Ao revisitar minhas memórias de infância no Alto Sertão da
Paraíba - entre Catolé do Rocha, o Pilar e o Cajueiro - descubro que a
religiosidade nunca foi para mim uma doutrina, mas um ambiente. Ela se
apresentava não como discurso, mas como presença silenciosa, especialmente nas
casas simples da zona rural, onde quase sempre havia um quadro do Sagrado
Coração de Jesus pendurado na parede principal. Aquela moldura oval envelhecida
parecia fazer parte da própria arquitetura emocional da casa.
Essas imagens não eram apenas objetos decorativos:
funcionavam como uma espécie de eixo espiritual da família. As rezas, as
promessas, os velórios, os encontros, tudo ocorria sob o olhar daquela figura
que, para mim, menino, emitia um mistério difícil de traduzir. Esse mistério
não estava no dogma em si, mas na forma como as pessoas acreditavam, no modo
como a fé organizava o cotidiano e oferecia uma dignidade silenciosa a vidas
tão marcadas por desafios.
Nas caminhadas com meu pai pelos sítios, aprendi a observar
essa relação entre imagem e existência. Meus avós, tanto do lado paterno quanto
materno, tinham uma devoção naturalizada, que não se impunha, apenas irradiava.

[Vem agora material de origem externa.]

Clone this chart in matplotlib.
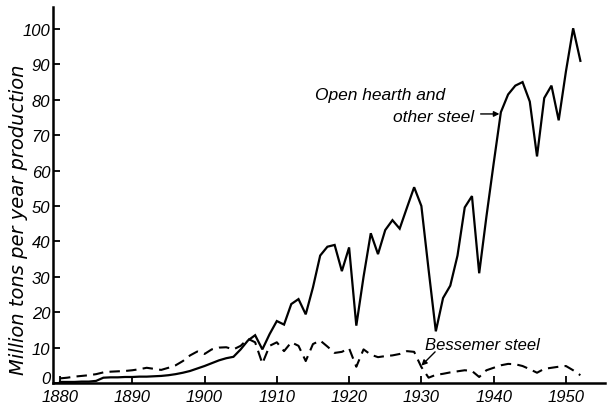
import matplotlib
matplotlib.use("Agg")
import matplotlib.pyplot as plt
import matplotlib.transforms as mtransforms
from matplotlib import font_manager

# Annual steel output, million tons
years = list(range(1880, 1953))

open_hearth = [
    0.3, 0.3, 0.3, 0.4, 0.4, 0.6, 1.5, 1.6, 1.6, 1.7,      # 1880-1889
    1.7, 1.8, 1.8, 1.9, 2.0, 2.2, 2.5, 2.9, 3.4, 4.1,      # 1890-1899
    4.8, 5.6, 6.4, 7.0, 7.4, 9.5, 12.0, 13.5, 9.5, 13.8,   # 1900-1909
    17.5, 16.5, 22.3, 23.7, 19.4, 27.0, 36.0, 38.5, 39.0, 31.6,  # 1910-1919
    38.3, 16.2, 30.0, 42.3, 36.4, 43.2, 46.0, 43.6, 49.5, 55.3,  # 1920-1929
    50.0, 32.0, 14.6, 24.0, 27.5, 36.0, 49.6, 52.8, 31.0, 47.0,  # 1930-1939
    62.0, 76.5, 81.5, 84.0, 85.0, 79.5, 64.0, 80.5, 84.0, 74.2,  # 1940-1949
    88.0, 100.2, 91.0,                                           # 1950-1952
]

bessemer = [
    1.3, 1.5, 1.8, 2.0, 2.2, 2.5, 3.0, 3.2, 3.3, 3.4,      # 1880-1889
    3.6, 3.9, 4.3, 4.0, 3.7, 4.3, 5.0, 6.2, 7.8, 8.9,      # 1890-1899
    8.2, 9.5, 10.0, 10.1, 9.5, 10.5, 12.5, 11.5, 5.5, 10.5,  # 1900-1909
    11.5, 9.0, 11.5, 10.5, 6.2, 11.0, 12.0, 10.3, 8.5, 8.8,  # 1910-1919
    9.8, 4.6, 9.5, 8.0, 7.3, 7.6, 7.8, 8.2, 9.0, 8.8,      # 1920-1929
    4.5, 1.5, 2.3, 2.6, 3.0, 3.3, 3.6, 3.4, 1.7, 3.6,      # 1930-1939
    4.3, 5.0, 5.4, 5.3, 4.8, 3.9, 2.9, 4.0, 4.3, 4.6,      # 1940-1949
    4.8, 3.6, 2.2,                                         # 1950-1952
]

x_ticks = [1880, 1890, 1900, 1910, 1920, 1930, 1940, 1950]
y_ticks = [0, 10, 20, 30, 40, 50, 60, 70, 80, 90, 100]

y_title = "Million tons per year production"
label_open = ["Open hearth and", "other steel"]
label_bess = "Bessemer steel"

installed = {f.name for f in font_manager.fontManager.ttflist}
if "Liberation Sans" in installed:
    family = ["Liberation Sans", "DejaVu Sans"]
else:
    family = ["DejaVu Sans"]
plt.rcParams["font.family"] = family

fig = plt.figure(figsize=(6.11, 4.10), dpi=100)
ax = fig.add_axes([0.0867, 0.0634, 0.9034, 0.917])

ax.plot(years, open_hearth, color="black", lw=1.6, solid_joinstyle="miter")
ax.plot(years, bessemer, color="black", lw=1.5, dashes=(5, 3))

ax.set_xlim(1879.03, 1955.4)
ax.set_ylim(0, 106.2)

for side in ("top", "right"):
    ax.spines[side].set_visible(False)
for side in ("left", "bottom"):
    ax.spines[side].set_linewidth(1.8)

ax.set_xticks(x_ticks)
ax.set_xticklabels([str(v) for v in x_ticks])
ax.set_yticks(y_ticks)
ax.set_yticklabels([str(v) for v in y_ticks])
ax.tick_params(axis="both", direction="in", length=5, width=1.3,
               labelsize=12, colors="black")
ax.tick_params(axis="x", pad=4)
ax.tick_params(axis="y", pad=2)
for lab in ax.get_xticklabels() + ax.get_yticklabels():
    lab.set_style("italic")

# lift the "0" label slightly so it clears the first year label
zero_label = ax.get_yticklabels()[0]
zero_label.set_transform(zero_label.get_transform() +
                         mtransforms.ScaledTranslation(0, 4 / 72, fig.dpi_scale_trans))

fig.text(0.030, 0.463, y_title, rotation=90, ha="center", va="center",
         fontsize=14, style="italic", family=["DejaVu Sans"])

ax.text(1915.3, 81.6, label_open[0], ha="left", va="center",
        fontsize=12.5, style="italic")
ax.text(1926.1, 75.4, label_open[1], ha="left", va="center",
        fontsize=12.5, style="italic")
ax.annotate("", xy=(1940.8, 76.0), xytext=(1938.2, 76.0),
            arrowprops=dict(arrowstyle="-|>", color="black", lw=1.0,
                            mutation_scale=8, shrinkA=0, shrinkB=0))

ax.text(1930.5, 11.0, label_bess, ha="left", va="center",
        fontsize=12.0, style="italic")
ax.annotate("", xy=(1930.0, 4.9), xytext=(1931.9, 8.8),
            arrowprops=dict(arrowstyle="-|>", color="black", lw=1.0,
                            mutation_scale=8, shrinkA=0, shrinkB=0))

fig.savefig("out.png", dpi=100, facecolor="white")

Havia ali uma ética da fé - discreta, forte, sem necessidade de explicações. E
mesmo quando, anos depois, me declarei ateu, nunca deixei de respeitar
profundamente essa forma de acreditar. Talvez porque eu soubesse que ela
abrigava algo essencial: uma maneira de enfrentar a vida com coragem, sentido e
esperança.
Nos últimos dez anos, minha própria visão de Deus se
transformou. Hoje não dependo de sistemas dogmáticos nem de fronteiras
religiosas. A ideia de Deus que me acompanha é mais ampla, mais ligada ao
humano, ao natural, ao que existe de melhor no gesto e na convivência. Cristo,
por sua vez, permanece para mim como uma figura central na história da
humanidade - não pela imposição religiosa, mas pelo exemplo ético. Uma síntese
de dignidade, cuidado, transformação e amor ativo.
É curioso perceber como, ao adquirir recentemente uma
fotografia antiga do Sagrado Coração - semelhante àquelas que marcaram minha
infância - reencontrei não apenas um objeto, mas um elo. Um elo entre a
simplicidade das casas sertanejas, a espiritualidade popular e meu próprio
percurso interior. E compreendi que certas imagens não nos abandonam: elas
permanecem porque guardam um significado que evolui conosco.
Não se trata mais de devoção no sentido tradicional. É reconhecimento. É memória. É a certeza de que, no fundo, toda fé - seja ela qual for - expressa um desejo humano legítimo: o desejo de transformar a si mesmo e o mundo ao redor. E isso, parceiro, continua sendo tão necessário quanto naquela parede antiga de barro.